她只是一个平凡的母亲,她没有圣人包容万物的胸怀,她只知道如果不是李山,如果没有李山,她儿子会好好地,就不会遭遇这场无妄之灾,就不会像现在这样半死不活的躺在床上,随时都可能停止呼吸,早知如此,她就应该早早用强硬的手段拆开他们。
李山每天都会来医院,但并不是每天都能见到傅文博,叶璇或者傅文博小婶陪床的时候,李山连病房都进不了,只有叶英杰一个人在那儿守着傅文博的时候,他才有机会进去。
去医院三五次,大概才能见到傅文博一次,每次见到傅文博,李山都忍不住心痛,看着他一天比一天消瘦,曾经七八十公斤的大个子,大半年过去了尽管护养得很好,也只剩下六十多公斤,躺在床上就跟个竹竿死似的。

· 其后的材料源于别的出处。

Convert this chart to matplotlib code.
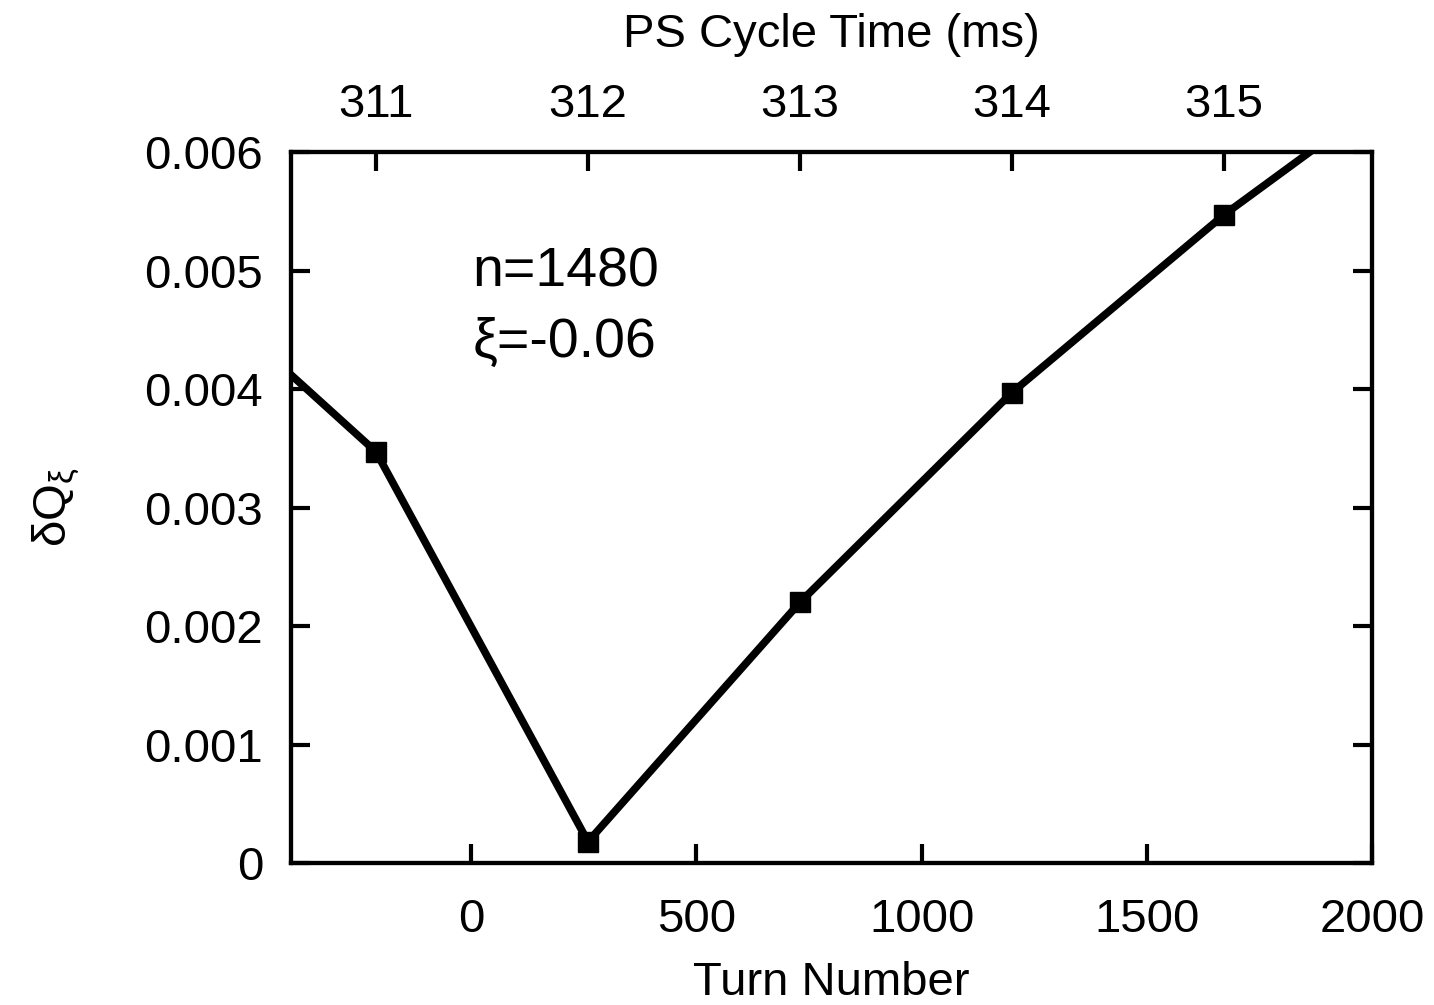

而李山最无法忍受的是——
“傅文博,你这头猪,你知不知道你被人看光多少次了?全身上下都让人摸遍了!再不醒过来我就不要你这个残花败柳了!”
“傅文博,你知不知道一个人做家务很辛苦,你再不醒过来,我就重新找人了啊。”
“傅文博,你知不知道我做了好多好吃的,你再不醒过来我就全倒给胖墩儿了,以后再也不给你做了。”
李山真的已经黔驴技穷了,他不知道这样的日子他还要熬多久,他还能不能熬下去。
“傅文博,你醒过来好不好,我以后再也不成天忙工作了,一定天天陪着你。”
“傅文博,干爸说他们就要把你带到国外去了,要是再也找不到你了该怎么办?”
“傅文博,你醒过来好不好,我真的不知道该怎么办了……”
李山趴在床边上,眼泪一滴一滴落在傅文博的手上,傅文博依旧沉睡着,一滴晶莹的泪珠忽然滑下他苍白瘦削的脸颊。
但是,傅文博被送到国外疗养是板上钉钉的事情,李山只知道他们要送他到RS国,那里有全世界最顶尖的疗养院,最尖端的医学技术,在那里傅文博能够得到最好的治疗,但是,这也意味着,他们即将分别。
“傅文博,我不想和你分开,不如我们一起走吧!”
李山不知道自己会离开多久时间,他打电话把果园的事情全权委托给刘建国父子,还准备了好几大桶山谷里的潭水,放在仓库里,以备不时之需。
过后李山又召开了李氏集团公司的高层会议,把公司里事情全权委托给张天成处理,,因为傅文博出事,李山无心公司管理,他只得进公司承担他应尽的义务。大半年的时间里,张天成早就把公司的经营模式摸得很熟练了,独挡一面完全不成问题。
除此之外,此次会议,李山拿出他手里的8%的股份,分给周小丽夫妻和赵德福夫妻,别小看这些股份,就李氏现在的资产而言,这些股份折合成现金都价值,几百万。
周小丽夫妻,和赵德福夫妻夫妇创业之初就跟着李山打拼,为李氏付出的心血和汗水比李山他只多不少,所以这些股份是他们几个人应得的。当然,他们的忠诚度毋庸置疑,即使没有这些股票,他们夫妻也从来没做过任何对不起公司对不起李山的事情。
有了这些股份,他们将在李氏这条战舰上走的更远。
对于李山这种像是交待后事的做法,张天成非常不安:“小山,你把事情全压我肩膀上了,也太不厚道了吧?”
李山笑了笑:“马上就要拿毕业证了,等拿到毕业证,我想去陪傅文博一段时间。”
自从傅文博出事后,李山脸上的笑容少了很多,身上总是笼罩着一层浓浓的忧伤。
即使他现在笑着,张天成还是觉得他的眼睛在哭,安慰的,劝解的,有太多话沉淀心底无法说出口。